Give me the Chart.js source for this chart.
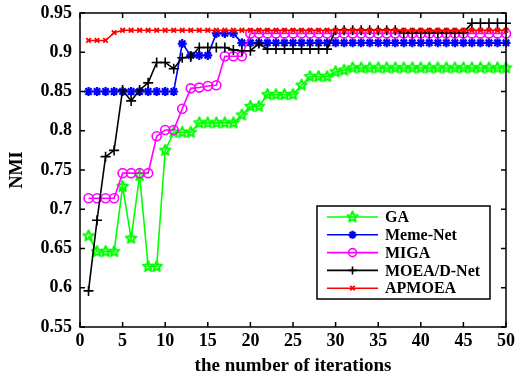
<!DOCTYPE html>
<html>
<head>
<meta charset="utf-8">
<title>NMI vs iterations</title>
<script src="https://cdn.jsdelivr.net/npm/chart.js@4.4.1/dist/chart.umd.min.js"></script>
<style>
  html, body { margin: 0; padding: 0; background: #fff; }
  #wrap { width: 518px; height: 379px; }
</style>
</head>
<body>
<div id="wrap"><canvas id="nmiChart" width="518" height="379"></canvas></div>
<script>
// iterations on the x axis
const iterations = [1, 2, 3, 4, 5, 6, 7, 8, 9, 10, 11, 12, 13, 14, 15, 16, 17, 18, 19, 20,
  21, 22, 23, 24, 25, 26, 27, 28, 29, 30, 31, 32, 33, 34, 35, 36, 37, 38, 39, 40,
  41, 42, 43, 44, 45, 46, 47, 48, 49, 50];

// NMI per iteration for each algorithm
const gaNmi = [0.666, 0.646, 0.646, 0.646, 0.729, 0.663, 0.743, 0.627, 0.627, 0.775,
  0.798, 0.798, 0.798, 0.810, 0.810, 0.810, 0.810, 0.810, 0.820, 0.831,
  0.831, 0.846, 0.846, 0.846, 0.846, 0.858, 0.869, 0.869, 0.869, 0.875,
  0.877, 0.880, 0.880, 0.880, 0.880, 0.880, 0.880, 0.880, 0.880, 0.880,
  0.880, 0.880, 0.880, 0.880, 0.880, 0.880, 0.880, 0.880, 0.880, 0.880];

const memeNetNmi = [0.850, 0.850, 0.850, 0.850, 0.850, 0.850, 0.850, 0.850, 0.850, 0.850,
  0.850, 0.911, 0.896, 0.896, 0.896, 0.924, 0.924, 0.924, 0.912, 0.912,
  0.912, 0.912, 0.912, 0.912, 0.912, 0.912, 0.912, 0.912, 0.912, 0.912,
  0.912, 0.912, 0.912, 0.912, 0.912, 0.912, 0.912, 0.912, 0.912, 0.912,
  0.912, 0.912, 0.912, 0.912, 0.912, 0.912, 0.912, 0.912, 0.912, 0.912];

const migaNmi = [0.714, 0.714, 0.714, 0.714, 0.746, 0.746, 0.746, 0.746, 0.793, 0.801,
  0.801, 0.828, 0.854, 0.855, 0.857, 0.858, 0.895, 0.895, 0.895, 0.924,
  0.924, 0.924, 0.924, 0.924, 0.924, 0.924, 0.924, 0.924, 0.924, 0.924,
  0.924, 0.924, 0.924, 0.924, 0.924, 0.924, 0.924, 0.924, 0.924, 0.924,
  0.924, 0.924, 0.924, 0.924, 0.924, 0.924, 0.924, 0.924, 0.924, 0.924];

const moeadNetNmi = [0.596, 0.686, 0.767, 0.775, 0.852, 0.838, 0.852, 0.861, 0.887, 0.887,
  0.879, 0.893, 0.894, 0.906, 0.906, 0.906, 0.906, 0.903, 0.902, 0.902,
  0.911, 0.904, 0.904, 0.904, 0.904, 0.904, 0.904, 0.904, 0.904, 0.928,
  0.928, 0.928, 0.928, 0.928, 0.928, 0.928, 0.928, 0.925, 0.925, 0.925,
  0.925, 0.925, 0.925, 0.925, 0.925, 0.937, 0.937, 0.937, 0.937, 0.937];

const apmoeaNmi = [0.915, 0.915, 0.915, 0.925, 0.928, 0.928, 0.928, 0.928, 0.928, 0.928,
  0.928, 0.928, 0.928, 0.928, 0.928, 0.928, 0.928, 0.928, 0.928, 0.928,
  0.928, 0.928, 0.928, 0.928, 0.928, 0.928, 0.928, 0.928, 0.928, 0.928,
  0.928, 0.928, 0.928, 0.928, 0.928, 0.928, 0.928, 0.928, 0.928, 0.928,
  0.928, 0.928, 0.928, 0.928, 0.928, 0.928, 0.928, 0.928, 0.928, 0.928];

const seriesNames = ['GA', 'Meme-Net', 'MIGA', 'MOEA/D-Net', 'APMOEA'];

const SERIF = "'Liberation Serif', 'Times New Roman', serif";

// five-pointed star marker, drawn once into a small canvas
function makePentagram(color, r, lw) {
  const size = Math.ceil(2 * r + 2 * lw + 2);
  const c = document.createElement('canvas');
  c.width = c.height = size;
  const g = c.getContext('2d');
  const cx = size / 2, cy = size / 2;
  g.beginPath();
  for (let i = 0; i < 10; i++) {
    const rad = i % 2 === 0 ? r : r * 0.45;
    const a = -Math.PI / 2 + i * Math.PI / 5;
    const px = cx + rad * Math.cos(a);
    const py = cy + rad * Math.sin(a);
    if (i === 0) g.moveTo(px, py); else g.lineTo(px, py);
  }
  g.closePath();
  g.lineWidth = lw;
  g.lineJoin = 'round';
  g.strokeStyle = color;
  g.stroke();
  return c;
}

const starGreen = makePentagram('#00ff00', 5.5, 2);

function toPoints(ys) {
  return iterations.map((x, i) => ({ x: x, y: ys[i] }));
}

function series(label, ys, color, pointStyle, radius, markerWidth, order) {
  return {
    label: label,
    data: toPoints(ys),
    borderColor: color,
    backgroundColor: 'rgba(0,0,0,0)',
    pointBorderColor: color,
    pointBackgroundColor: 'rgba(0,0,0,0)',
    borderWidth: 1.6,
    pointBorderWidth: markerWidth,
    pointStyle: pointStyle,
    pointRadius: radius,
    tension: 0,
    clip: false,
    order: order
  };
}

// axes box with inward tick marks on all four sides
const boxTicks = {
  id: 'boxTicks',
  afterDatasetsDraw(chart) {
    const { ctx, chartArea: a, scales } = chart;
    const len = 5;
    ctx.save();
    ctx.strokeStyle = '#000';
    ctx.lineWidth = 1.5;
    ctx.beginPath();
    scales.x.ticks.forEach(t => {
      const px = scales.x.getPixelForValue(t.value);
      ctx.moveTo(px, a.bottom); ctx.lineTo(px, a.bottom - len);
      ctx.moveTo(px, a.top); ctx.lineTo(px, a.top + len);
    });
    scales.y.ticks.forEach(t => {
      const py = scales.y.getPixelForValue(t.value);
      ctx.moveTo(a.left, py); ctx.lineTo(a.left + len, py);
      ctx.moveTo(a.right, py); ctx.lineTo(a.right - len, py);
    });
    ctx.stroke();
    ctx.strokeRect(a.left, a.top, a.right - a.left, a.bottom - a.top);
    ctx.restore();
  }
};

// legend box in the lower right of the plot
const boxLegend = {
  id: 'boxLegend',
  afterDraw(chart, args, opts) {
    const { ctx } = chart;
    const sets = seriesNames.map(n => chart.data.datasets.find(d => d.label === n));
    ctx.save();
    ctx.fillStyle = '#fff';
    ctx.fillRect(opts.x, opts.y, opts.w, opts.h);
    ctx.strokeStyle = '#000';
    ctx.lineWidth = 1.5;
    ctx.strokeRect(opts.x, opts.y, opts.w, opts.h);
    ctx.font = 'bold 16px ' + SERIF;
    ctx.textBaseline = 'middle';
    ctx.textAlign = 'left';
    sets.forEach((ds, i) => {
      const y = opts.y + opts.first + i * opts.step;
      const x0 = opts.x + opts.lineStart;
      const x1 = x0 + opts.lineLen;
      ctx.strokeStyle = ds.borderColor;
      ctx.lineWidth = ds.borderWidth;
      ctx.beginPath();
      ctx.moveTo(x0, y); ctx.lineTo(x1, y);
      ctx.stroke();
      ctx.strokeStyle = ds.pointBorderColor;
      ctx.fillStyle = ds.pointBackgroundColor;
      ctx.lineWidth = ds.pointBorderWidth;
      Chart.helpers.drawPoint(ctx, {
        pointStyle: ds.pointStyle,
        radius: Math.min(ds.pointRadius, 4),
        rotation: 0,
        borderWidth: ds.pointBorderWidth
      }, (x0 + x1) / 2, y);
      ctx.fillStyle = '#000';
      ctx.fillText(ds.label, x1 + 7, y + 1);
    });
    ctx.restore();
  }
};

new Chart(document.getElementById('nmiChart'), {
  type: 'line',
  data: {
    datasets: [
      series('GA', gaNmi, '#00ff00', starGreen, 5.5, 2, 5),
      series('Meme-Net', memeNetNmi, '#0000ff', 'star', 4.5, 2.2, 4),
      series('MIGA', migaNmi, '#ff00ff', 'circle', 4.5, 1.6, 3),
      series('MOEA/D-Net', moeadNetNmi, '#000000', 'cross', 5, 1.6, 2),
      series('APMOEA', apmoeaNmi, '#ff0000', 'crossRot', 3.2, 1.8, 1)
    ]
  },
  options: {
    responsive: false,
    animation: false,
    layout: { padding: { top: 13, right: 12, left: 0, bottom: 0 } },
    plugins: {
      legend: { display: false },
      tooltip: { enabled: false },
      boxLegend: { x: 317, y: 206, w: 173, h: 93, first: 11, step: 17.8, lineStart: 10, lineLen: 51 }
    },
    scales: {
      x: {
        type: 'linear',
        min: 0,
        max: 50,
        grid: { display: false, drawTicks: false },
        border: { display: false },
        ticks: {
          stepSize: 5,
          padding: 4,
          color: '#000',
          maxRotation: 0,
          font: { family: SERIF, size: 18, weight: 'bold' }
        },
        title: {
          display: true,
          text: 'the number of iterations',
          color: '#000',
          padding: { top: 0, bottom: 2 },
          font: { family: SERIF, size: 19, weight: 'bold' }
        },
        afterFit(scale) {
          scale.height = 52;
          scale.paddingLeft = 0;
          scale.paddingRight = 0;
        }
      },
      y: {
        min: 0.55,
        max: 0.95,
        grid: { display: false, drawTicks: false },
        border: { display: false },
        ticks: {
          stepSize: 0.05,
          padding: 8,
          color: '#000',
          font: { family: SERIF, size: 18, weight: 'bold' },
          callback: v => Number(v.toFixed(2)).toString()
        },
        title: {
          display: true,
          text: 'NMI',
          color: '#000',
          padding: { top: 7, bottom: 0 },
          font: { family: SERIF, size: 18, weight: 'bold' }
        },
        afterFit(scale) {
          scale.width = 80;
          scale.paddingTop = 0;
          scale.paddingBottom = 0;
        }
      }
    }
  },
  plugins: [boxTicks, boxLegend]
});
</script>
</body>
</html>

Work instructions: Without the pictures, please reproduce each line of the listing above exactly, from the first one through the line bearing "0.912, 0.912, 0.912];".

Output below:
Give me the Chart.js source for this chart.
<!DOCTYPE html>
<html>
<head>
<meta charset="utf-8">
<title>NMI vs iterations</title>
<script src="https://cdn.jsdelivr.net/npm/chart.js@4.4.1/dist/chart.umd.min.js"></script>
<style>
  html, body { margin: 0; padding: 0; background: #fff; }
  #wrap { width: 518px; height: 379px; }
</style>
</head>
<body>
<div id="wrap"><canvas id="nmiChart" width="518" height="379"></canvas></div>
<script>
// iterations on the x axis
const iterations = [1, 2, 3, 4, 5, 6, 7, 8, 9, 10, 11, 12, 13, 14, 15, 16, 17, 18, 19, 20,
  21, 22, 23, 24, 25, 26, 27, 28, 29, 30, 31, 32, 33, 34, 35, 36, 37, 38, 39, 40,
  41, 42, 43, 44, 45, 46, 47, 48, 49, 50];

// NMI per iteration for each algorithm
const gaNmi = [0.666, 0.646, 0.646, 0.646, 0.729, 0.663, 0.743, 0.627, 0.627, 0.775,
  0.798, 0.798, 0.798, 0.810, 0.810, 0.810, 0.810, 0.810, 0.820, 0.831,
  0.831, 0.846, 0.846, 0.846, 0.846, 0.858, 0.869, 0.869, 0.869, 0.875,
  0.877, 0.880, 0.880, 0.880, 0.880, 0.880, 0.880, 0.880, 0.880, 0.880,
  0.880, 0.880, 0.880, 0.880, 0.880, 0.880, 0.880, 0.880, 0.880, 0.880];

const memeNetNmi = [0.850, 0.850, 0.850, 0.850, 0.850, 0.850, 0.850, 0.850, 0.850, 0.850,
  0.850, 0.911, 0.896, 0.896, 0.896, 0.924, 0.924, 0.924, 0.912, 0.912,
  0.912, 0.912, 0.912, 0.912, 0.912, 0.912, 0.912, 0.912, 0.912, 0.912,
  0.912, 0.912, 0.912, 0.912, 0.912, 0.912, 0.912, 0.912, 0.912, 0.912,
  0.912, 0.912, 0.912, 0.912, 0.912, 0.912, 0.912, 0.912, 0.912, 0.912];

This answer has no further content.